Keeping it Real - Prenups Are for Poor People - by……. Jean DeGrate
And by “poor people,” I mean me and you, of course: basically, regular people.
By definition, a prenuptial agreement is a contract entered into prior to marriage that can widely vary on terms and conditions. For most of us, though, we simply see it as a way to protect our s—t. And by “our s—t,” I mean assets, earnings and intellectual properties acquired prior to, during and after the marriage. I’m pretty sure this is an exact Johnnie Cochran quote.

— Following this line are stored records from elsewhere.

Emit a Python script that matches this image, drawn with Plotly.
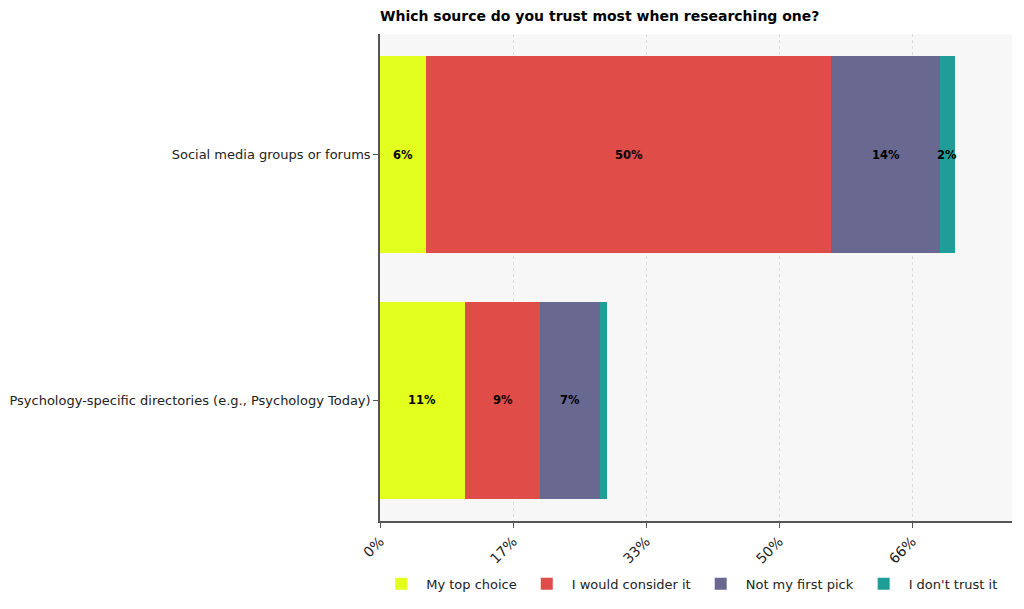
import plotly.graph_objects as go

categories = ["Psychology-specific directories (e.g., Psychology Today)",
              "Social media groups or forums"]
series_names = ["My top choice", "I would consider it", "Not my first pick", "I don't trust it"]
top_choice = [10.6, 5.8]
would_consider = [9.4, 50.5]
not_first = [7.4, 13.6]
dont_trust = [0.9, 1.8]
tick_vals = [0, 16.6, 33.2, 49.8, 66.4]
tick_text = ["0%", "17%", "33%", "50%", "66%"]
colors = ["#e3ff1d", "#e04c48", "#686890", "#1f9e99"]

series = [top_choice, would_consider, not_first, dont_trust]
fig = go.Figure()
for name, vals, col in zip(series_names, series, colors):
    fig.add_trace(go.Bar(
        y=[0, 1], x=vals, name=name, orientation="h",
        marker=dict(color=col, line=dict(width=0)),
        width=0.8,
    ))

annotations = []
for i in range(len(categories)):
    cum = 0
    for vals in series:
        v = vals[i]
        if v >= 1.5:
            annotations.append(dict(
                x=cum + v / 2, y=i, xref="x", yref="y", text=f"{round(v):.0f}%",
                showarrow=False, font=dict(family="DejaVu Sans", size=11.5, color="black", weight="bold"),
            ))
        cum += v

total_max = max(sum(s[i] for s in series) for i in range(len(categories)))

fig.update_layout(
    barmode="stack",
    width=1024, height=609,
    margin=dict(l=380, r=12, t=34, b=88, autoexpand=False),
    paper_bgcolor="white",
    plot_bgcolor="#f7f7f7",
    font=dict(family="DejaVu Sans", size=13, color="#222"),
    title=dict(text="<b>Which source do you trust most when researching one?</b>",
               x=380 / 1024, xanchor="left", y=1 - 16 / 609, yanchor="middle",
               font=dict(family="DejaVu Sans", size=14, color="black")),
    xaxis=dict(range=[0, total_max * 1.1], tickvals=tick_vals, ticktext=tick_text,
               tickangle=-45, showgrid=True, gridcolor="#dddddd", griddash="dot", gridwidth=1,
               showline=True, linecolor="#555555", linewidth=1.5, ticks="outside",
               ticklen=5, tickcolor="#555555", zeroline=False, automargin=False,
               tickfont=dict(size=14, color="#222")),
    yaxis=dict(range=[-0.49, 1.49], tickvals=[0, 1], ticktext=categories,
               showgrid=False, showline=True, linecolor="#555555", linewidth=1.5,
               ticks="outside", ticklen=5, tickcolor="#555555", zeroline=False, automargin=False,
               tickfont=dict(size=13, color="#222")),
    legend=dict(orientation="h", x=0.49, xanchor="center", y=-0.098, yanchor="top",
                font=dict(size=13, color="#222"), traceorder="normal", itemwidth=40),
    annotations=annotations,
    bargap=0.2,
)

fig.write_html("out.html")
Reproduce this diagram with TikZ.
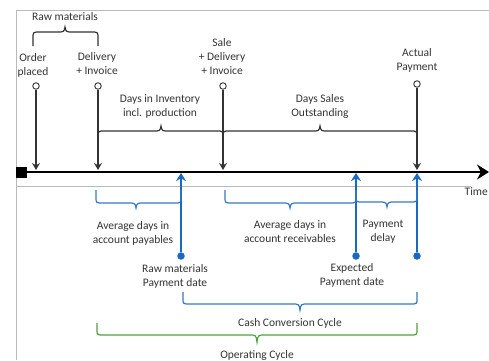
\documentclass[tikz,border=0pt]{standalone}
\usepackage{fontspec}
\setmainfont{Carlito}
\usepackage{tikz}
\usetikzlibrary{arrows.meta, positioning}
\usepackage{xcolor}

\definecolor{arrowblue}{RGB}{24,104,196}
\definecolor{braceblue}{RGB}{52,120,200}
\definecolor{cyclegreen}{RGB}{78,160,58}

% curly bracket: [colour]{x left}{x right}{x tip}{y flat}{end drop}{tip rise}
\newcommand{\cbrace}[7][black!80]{%
  \draw[line width=1.2pt, #1] (#2,{#5+#6}) -- (#2,{#5+0.45*#6})
    .. controls (#2,#5) .. (#2+7,#5) -- (#4-8,#5)
    .. controls (#4-1,#5) .. (#4,{#5-#7})
    .. controls (#4+1,#5) .. (#4+8,#5) -- (#3-7,#5)
    .. controls (#3,#5) .. (#3,{#5+0.45*#6}) -- (#3,{#5+#6});}

\tikzset{
  lbl/.style={font=\fontsize{11.5}{14}\selectfont, align=center, inner sep=0pt, text=black!80},
  ring/.style={circle, draw=black!80, line width=0.9pt, fill=white, minimum size=6.5pt, inner sep=0pt},
  dot/.style={circle, fill=arrowblue, minimum size=7.5pt, inner sep=0pt},
  event/.style={black!80, line width=1.1pt, -{Stealth[length=7pt, width=8pt]}},
  pay/.style={arrowblue, line width=1.5pt, -{Stealth[length=8pt, width=10pt]}},
  frame/.style={gray!55, line width=0.8pt}
}

\begin{document}
\begin{tikzpicture}[x=1pt, y=-1pt]
\useasboundingbox (0,0) rectangle (489,360);

% slide frame
\draw[frame] (16,360) -- (16,10) -- (489,10);
\draw[frame] (16,186) -- (471,186);

% time axis
\node[fill=black, minimum size=11pt, inner sep=0pt] (start) at (21.5,172) {};
\coordinate (tend) at (489,172);
\draw[line width=1.8pt, -{Stealth[length=12pt, width=15pt]}] (start) -- (tend);
\node[lbl, anchor=east] (time) at (488,192) {Time};

% events above the axis
\node[ring] (order) at (36,86) {};
\node[ring] (delivery) at (98,86) {};
\node[ring] (sale) at (223,86) {};
\node[ring] (actual) at (417,84) {};
\coordinate (order-t) at (36,170);
\coordinate (delivery-t) at (98,170);
\coordinate (sale-t) at (223,170);
\coordinate (actual-t) at (417,170);
\draw[event] (order) -- (order-t);
\draw[event] (delivery) -- (delivery-t);
\draw[event] (sale) -- (sale-t);
\draw[event] (actual) -- (actual-t);

\node[lbl] (rawmat) at (65,17) {Raw materials};
\node[lbl] (orderlbl) at (33,65) {Order\\placed};
\node[lbl] (deliverylbl) at (97,64) {Delivery\\+ Invoice};
\node[lbl] (salelbl) at (222,57) {Sale\\+ Delivery\\+ Invoice};
\node[lbl] (actuallbl) at (417,60) {Actual\\Payment};
\node[lbl] (dio) at (160,106) {Days in Inventory\\incl. production};
\node[lbl] (dso) at (320,106) {Days Sales\\Outstanding};

\cbrace{33}{98}{65}{32}{14}{5}
\cbrace{98}{223}{161}{131}{13}{5}
\cbrace{223}{417}{320}{131}{13}{5}

% payments below the axis
\node[dot] (rawpay) at (181,256) {};
\node[dot] (exppay) at (356,256) {};
\node[dot] (actpay) at (417,256) {};
\coordinate (rawpay-t) at (181,173);
\coordinate (exppay-t) at (356,173);
\coordinate (actpay-t) at (417,173);
\draw[pay] (rawpay) -- (rawpay-t);
\draw[pay] (exppay) -- (exppay-t);
\draw[pay] (actpay) -- (actpay-t);

\cbrace[braceblue]{96}{181}{136}{203}{-13}{-5}
\cbrace[braceblue]{225}{356}{290}{203}{-13}{-5}
\cbrace[braceblue]{356}{417}{387}{202}{-12}{-5}
\cbrace[braceblue]{183}{417}{300}{304}{-12}{-6}
\cbrace[cyclegreen]{97}{417}{257}{335}{-12}{-7}

\node[lbl] (dpo) at (133,233) {Average days in\\account payables};
\node[lbl] (dro) at (290,232) {Average days in\\account receivables};
\node[lbl] (delay) at (383,232) {Payment\\delay};
\node[lbl] (rawpaylbl) at (175,276) {Raw materials\\Payment date};
\node[lbl] (exppaylbl) at (352,275) {Expected\\Payment date};
\node[lbl] (ccc) at (290,323) {Cash Conversion Cycle};
\node[lbl] (opc) at (257,355) {Operating Cycle};
\end{tikzpicture}
\end{document}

Well, most of us don’t have s—t, and half of nothing is still nothing, right? No; it’s wrong, dead-ass wrong. Half of your pension and/or 401(k) is very much something, especially if you can no longer afford to retire and you have to get a job at Target after 30 years with a good government job. Half of your two-bedroom condo is definitely something, especially if you can’t afford to buy your ex out so you have to sell your s—t to pay her off.
You see, the prenup actually protects the little bit of stuff you do have, along with the stuff you will possibly attain during and after the relationship ends. We non one per center’s need that layer of protection that’s stopping us from moving into our brother’s house with his wife and two kids after the love is gone.
Your $75,000 salary is enough to keep you leasing a new 5-series BMW every three years, a week in Miami every summer, a boys’ weekend in Vegas when the mood strikes and a few pairs of Gucci shoes. You’re able to do all this dope s—t and still keep the lights on. Life is good and you’re comfortable, but you’re far from being rich. Now imagine forking over $15,000 a year in spousal support for the foreseeable future on top of draining out your savings to make good on that divorce settlement. Things are going to get a lot less comfortable.
We all plan to stay married forever, but people change, plus, forever is a mighty long time. The current divorce rate is about 50 percent, but would you bet half of your “everything” on the flip of a coin? I mean, that’s 50-50, too. Of course not; that would be crazy.
But you believe your marriage will be more stable because you’re a good judge of character, right? You didn’t pick your soul mate solely to jump the broom with. After all, the people in failed marriages got married for the wrong reasons or to the wrong person. That’s right, and you know this one is going to last forever. If you’re so sure of yourself and sure of your love, wouldn’t the prenup just be a piece of paper? Think of it as car insurance because you never plan to get into an accident, but just in case you do, you wouldn’t want to be without it.
In short? Prenup! Because being 53 and eating Top Ramen for dinner and sleeping in the basement at your brother’s house with his wife and two kids after the love is gone is s—t.